I have read multiple accounts of how many of our legendary
authors started out by self-publishing.
They doled out many dollars and much time in a sacrificial way just to
get their works into the hands of a few people who just might read their books
and then tell their friends about it, who would tell their friends about it. All this was in the hopes that someday . . .
For some, their initial publishers pressed them to
buy back the first runs of their books because they were not selling. Some probably ached to buy them back, but
could not afford to do so. Others wished
to retrieve them so they could be burned. I have
heard more contemporary authors speak of having a garage full of books and
being unable to sell them.
I suppose I muse on this today to say that I am grateful,
deeply grateful, for this time of digital self-publishing. I don’t own a garage, so have no idea where I
might store unsold books. Perhaps I
publish too quickly and the work could have been better if it had percolated on
an editor’s desk. Indeed, some of our
works could use the dutiful and careful work of editors in the large publishing
houses and the seal of approval of a well-known publishing moniker on the spine
of our books. But this new, wonderful and
wide-open door has helped authors like me to write freely, without regard to
how much it might cost to publish, with abandon, and perhaps with more hope
than our fore-writers might have experienced.
I will be the first to admit that getting my books and
stories into the hands of readers really is not that different or less
difficult than some of our legendary writers.
It is hard. There still is the
sacrifice of pride. At times I feel
embarrassed by my shameless self-promotion.
I wish I could just write and magically readers would appear. There is
the sacrifice of time I do not have as a full-time employee. The long hours of editing and re-editing and
asking friends and other writers to read or listen to my work can be daunting. There is the sacrifice of friends and family displaying
their agitation that I was late because I was caught up in the words again.

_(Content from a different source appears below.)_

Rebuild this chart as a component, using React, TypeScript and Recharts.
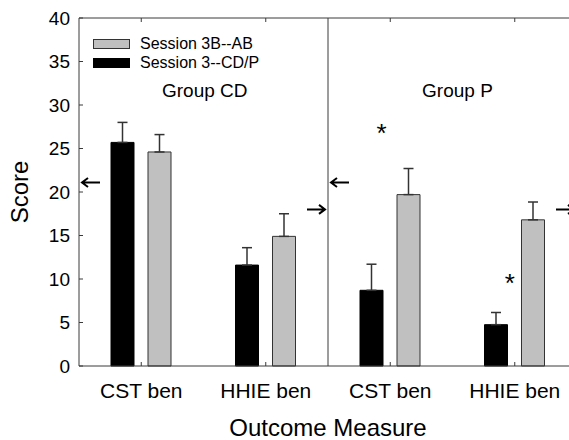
import React from "react"
import { BarChart, Bar, XAxis, YAxis, ErrorBar, Legend, ReferenceLine, ReferenceDot } from "recharts"

// outcome measures, two per group
const categories = ["CST ben", "HHIE ben", "CST ben", "HHIE ben"]
const groups = ["CD", "CD", "P", "P"]
const groupLabels = ["Group CD", "Group P"]

// mean scores and upper error (SE) per session
const session3 = [25.7, 11.6, 8.7, 4.75]
const session3Err = [2.3, 2.0, 3.0, 1.4]
const session3B = [24.6, 14.9, 19.7, 16.8]
const session3BErr = [2.0, 2.6, 3.0, 2.05]

const yTicks = [0, 5, 10, 15, 20, 25, 30, 35, 40]

// annotations; pos is measured in category widths from the left axis
const asterisks = [
  { pos: 2.43, y: 27.5 },
  { pos: 3.46, y: 10.2 },
]
const arrows = [
  { pos: 0, y: 21.1, dir: "left" },
  { pos: 2, y: 21.1, dir: "left" },
  { pos: 2, y: 18.0, dir: "right" },
  { pos: 4, y: 18.0, dir: "right" },
]
const groupLabelPos = [
  { pos: 1.01, y: 31.6 },
  { pos: 3.04, y: 31.6 },
]

const data = categories.map((c, i) => ({
  key: `${c} (${groups[i]})`,
  label: c,
  s3: session3[i],
  s3Err: [0, session3Err[i]],
  s3b: session3B[i],
  s3bErr: [0, session3BErr[i]],
}))

const CHART_W = 590
const M_RIGHT = 13
const Y_W = 79
const BAND = (CHART_W - M_RIGHT - Y_W) / categories.length

const AXIS = "#3a3a3a"
const GRAY = "#c0c0c0"

// place an annotation at a fractional category position
function catAt(pos: number) {
  const i = Math.min(categories.length - 1, Math.floor(pos))
  return { key: data[i].key, dx: (pos - i - 0.5) * BAND }
}

function LegendBox() {
  const items = [
    { name: "Session 3B--AB", color: GRAY, stroke: "#333" },
    { name: "Session 3--CD/P", color: "#000", stroke: "#000" },
  ]
  return (
    <div style={{ fontSize: 16, lineHeight: "19px", color: "#000" }}>
      {items.map((it) => (
        <div key={it.name} style={{ display: "flex", alignItems: "center", height: 19 }}>
          <span
            style={{
              display: "inline-block",
              width: 35,
              height: 8,
              background: it.color,
              border: `1px solid ${it.stroke}`,
              marginRight: 10,
            }}
          />
          <span>{it.name}</span>
        </div>
      ))}
    </div>
  )
}

function Arrow({ cx, cy, dir }: any) {
  const len = 18
  const head = 6
  const s = dir === "left" ? 1 : -1
  const tip = cx + 3 * s
  return (
    <path
      d={`M${tip},${cy} L${tip + s * len},${cy} M${tip + s * head},${cy - 4.5} L${tip},${cy} L${tip + s * head},${cy + 4.5}`}
      stroke="#000"
      strokeWidth={2}
      fill="none"
    />
  )
}

export default function App() {
  return (
    <div
      style={{
        position: "fixed",
        left: 0,
        top: 0,
        width: 569,
        height: 440,
        overflow: "hidden",
        background: "#fff",
        fontFamily: "'Liberation Sans', Arial, sans-serif",
      }}
    >
      <BarChart
        width={CHART_W}
        height={440}
        data={data}
        margin={{ top: 17, right: M_RIGHT, left: 0, bottom: 0 }}
        barSize={23}
        barGap={14}
      >
        <XAxis
          dataKey="key"
          tickFormatter={(v, i) => categories[i] ?? v}
          height={74}
          axisLine={{ stroke: AXIS }}
          tickLine={{ stroke: AXIS }}
          tickSize={-4}
          tickMargin={21}
          tick={{ fill: "#000", fontSize: 21 }}
          interval={0}
          label={({ viewBox }: any) => (
            <text x={viewBox.x + viewBox.width / 2} y={436} textAnchor="middle" fontSize={24} fill="#000">
              Outcome Measure
            </text>
          )}
        />
        <XAxis
          xAxisId="top"
          orientation="top"
          dataKey="key"
          height={1}
          axisLine={{ stroke: AXIS }}
          tickLine={{ stroke: AXIS }}
          tickSize={-4}
          tickFormatter={() => ""}
          interval={0}
        />
        <YAxis
          width={Y_W}
          domain={[0, 40]}
          ticks={yTicks}
          axisLine={{ stroke: AXIS }}
          tickLine={{ stroke: AXIS }}
          tickSize={-4}
          tickMargin={13}
          tick={{ fill: "#000", fontSize: 19 }}
          label={({ viewBox }: any) => {
            const cy = viewBox.y + viewBox.height / 2
            return (
              <text x={28} y={cy} transform={`rotate(-90, 28, ${cy})`} textAnchor="middle" fontSize={24} fill="#000">
                Score
              </text>
            )
          }}
        />
        <Legend
          layout="vertical"
          verticalAlign="middle"
          align="center"
          content={() => <LegendBox />}
          wrapperStyle={{ position: "absolute", left: 93, top: 34, width: "auto", height: "auto" }}
        />
        <ReferenceLine x={data[1].key} position="end" stroke={AXIS} strokeWidth={1} />
        <Bar dataKey="s3" name="Session 3--CD/P" fill="#000" stroke="#000" isAnimationActive={false}>
          <ErrorBar dataKey="s3Err" width={5} stroke="#333" strokeWidth={1.5} direction="y" />
        </Bar>
        <Bar dataKey="s3b" name="Session 3B--AB" fill={GRAY} stroke="#333" strokeWidth={1} isAnimationActive={false}>
          <ErrorBar dataKey="s3bErr" width={5} stroke="#333" strokeWidth={1.5} direction="y" />
        </Bar>
        {arrows.map((a, i) => {
          const c = catAt(a.pos)
          return (
            <ReferenceDot
              key={`arr${i}`}
              x={c.key}
              y={a.y}
              shape={(p: any) => <Arrow cx={p.cx + c.dx} cy={p.cy} dir={a.dir} />}
            />
          )
        })}
        {asterisks.map((a, i) => {
          const c = catAt(a.pos)
          return (
            <ReferenceDot
              key={`ast${i}`}
              x={c.key}
              y={a.y}
              shape={(p: any) => (
                <text x={p.cx + c.dx} y={p.cy + 15} textAnchor="middle" fontSize={26} fill="#000">
                  *
                </text>
              )}
            />
          )
        })}
        {groupLabelPos.map((g, i) => {
          const c = catAt(g.pos)
          return (
            <ReferenceDot
              key={`grp${i}`}
              x={c.key}
              y={g.y}
              shape={(p: any) => (
                <text x={p.cx + c.dx} y={p.cy + 6} textAnchor="middle" fontSize={19} fill="#000">
                  {groupLabels[i]}
                </text>
              )}
            />
          )
        })}
      </BarChart>
    </div>
  )
}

Coming home bleary-eyed at the end of a long
work day to put down words that I want to write, stories that I want to tell,
images that I want to capture—well, that’s just satisfying and exhausting. But, I enjoy the sacrifice because I love to
write.
There are times that I imagine my books being discovered
long after I am gone. Someone might pick
it up in a used book store or find it in their great aunt’s attic or check it
out from a public library or get it free on a digital provider because it
became public domain. When I imagine this I have hope and the present sacrifice
really is worth it and it presses me to write more and write better. Maybe my book will rise to the top many years
after no one remembers what I looked like. But will they enjoy the read? Will they
experience the journey? Will they be
inspired, amused, moved, maddened, or encouraged? Will they want to read it again? Will they hold an image in their hearts that
I held in mine? The answers to these
questions will most likely be hidden from me, the author.
I read books that are centuries old or that have been decades
sitting on the shelves just waiting for me. They have changed me, challenged me, angered me, amused me and made me glad to read. So, I hope that, with my new freedom because
of the digital age, I am able to make a vibrant contribution to the world of
readers because of the sacrifices, new and old, of a writer.